Search code examples
pythonxml

How do I save an XML file locally from a website using Python and requests module?


I'm using Python for a web scraping project, and I bumped into this URL that downloads a XML file to my PC.

Is there a way I can access the XML file that's downloaded when you click the link? I'm ok with saving the XML locally if that's the only way, but I have no idea how to do so.

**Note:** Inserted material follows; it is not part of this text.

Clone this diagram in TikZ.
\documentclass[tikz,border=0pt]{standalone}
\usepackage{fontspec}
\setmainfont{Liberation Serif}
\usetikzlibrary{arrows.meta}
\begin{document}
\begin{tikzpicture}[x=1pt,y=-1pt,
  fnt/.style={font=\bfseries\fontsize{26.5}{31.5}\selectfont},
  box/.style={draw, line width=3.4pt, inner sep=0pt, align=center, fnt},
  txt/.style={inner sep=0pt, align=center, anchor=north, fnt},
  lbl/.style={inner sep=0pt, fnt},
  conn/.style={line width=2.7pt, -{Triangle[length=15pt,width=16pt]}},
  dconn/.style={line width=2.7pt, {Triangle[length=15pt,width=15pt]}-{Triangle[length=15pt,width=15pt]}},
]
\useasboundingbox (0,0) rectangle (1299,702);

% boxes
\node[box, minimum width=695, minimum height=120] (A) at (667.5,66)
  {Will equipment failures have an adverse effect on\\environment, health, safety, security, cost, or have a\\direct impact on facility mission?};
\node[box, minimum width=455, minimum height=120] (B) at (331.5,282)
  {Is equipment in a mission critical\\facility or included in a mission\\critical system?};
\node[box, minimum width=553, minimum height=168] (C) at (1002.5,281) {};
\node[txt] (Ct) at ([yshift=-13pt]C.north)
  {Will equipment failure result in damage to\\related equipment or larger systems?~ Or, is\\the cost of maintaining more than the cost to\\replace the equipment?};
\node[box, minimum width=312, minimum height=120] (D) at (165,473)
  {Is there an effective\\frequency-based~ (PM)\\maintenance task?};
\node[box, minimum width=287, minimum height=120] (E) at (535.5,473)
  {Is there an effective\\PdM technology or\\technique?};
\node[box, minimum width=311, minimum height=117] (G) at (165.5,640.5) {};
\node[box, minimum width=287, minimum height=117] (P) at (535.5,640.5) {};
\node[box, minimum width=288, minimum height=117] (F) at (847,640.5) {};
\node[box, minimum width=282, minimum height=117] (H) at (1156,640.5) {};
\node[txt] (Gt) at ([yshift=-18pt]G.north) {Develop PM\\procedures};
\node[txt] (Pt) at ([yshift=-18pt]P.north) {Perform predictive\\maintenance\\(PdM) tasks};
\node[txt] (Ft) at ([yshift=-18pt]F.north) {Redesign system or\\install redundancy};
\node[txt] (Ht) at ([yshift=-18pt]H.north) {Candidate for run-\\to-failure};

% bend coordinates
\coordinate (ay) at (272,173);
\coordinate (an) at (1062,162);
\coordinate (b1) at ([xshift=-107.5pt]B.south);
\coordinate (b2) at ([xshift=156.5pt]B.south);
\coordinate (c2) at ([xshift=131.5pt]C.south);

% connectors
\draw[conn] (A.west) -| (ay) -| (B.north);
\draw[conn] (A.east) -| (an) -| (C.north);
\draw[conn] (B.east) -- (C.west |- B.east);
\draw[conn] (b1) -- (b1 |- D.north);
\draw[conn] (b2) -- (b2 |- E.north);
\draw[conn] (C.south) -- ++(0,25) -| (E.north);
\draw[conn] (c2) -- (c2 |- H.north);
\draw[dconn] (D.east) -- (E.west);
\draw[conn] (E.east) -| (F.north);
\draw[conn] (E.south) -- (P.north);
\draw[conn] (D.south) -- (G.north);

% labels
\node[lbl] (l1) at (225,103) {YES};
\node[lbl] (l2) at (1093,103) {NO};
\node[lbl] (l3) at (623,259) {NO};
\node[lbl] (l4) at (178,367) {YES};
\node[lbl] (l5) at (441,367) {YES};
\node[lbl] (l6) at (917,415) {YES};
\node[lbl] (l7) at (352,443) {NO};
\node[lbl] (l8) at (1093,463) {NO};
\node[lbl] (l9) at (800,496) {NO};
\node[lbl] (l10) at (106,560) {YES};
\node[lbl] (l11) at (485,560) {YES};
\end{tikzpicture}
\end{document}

I've tried using the requests module, but I get the byte string when doing so.

import requests

r = requests.get(
    "https://fnet.bmfbovespa.com.br/fnet/publico/downloadDocumento?id=465601"
)

print(r.content)

Solution

  • You need to specify the request headers to download from that specific site.

    Here is how i did it:

    import requests
    
    filename = "file.xml"
    url = "https://fnet.bmfbovespa.com.br/fnet/publico/downloadDocumento?id=465601"
    headers = {
        'Accept': 'text/html,application/xhtml+xml,application/xml;q=0.9,image/avif,image/webp,*/*;q=0.8'
    }
    
    r = requests.get("https://fnet.bmfbovespa.com.br/fnet/publico/downloadDocumento?id=465601", headers=headers)
    
    with open(filename, "wb") as file:
        file.write(r.content)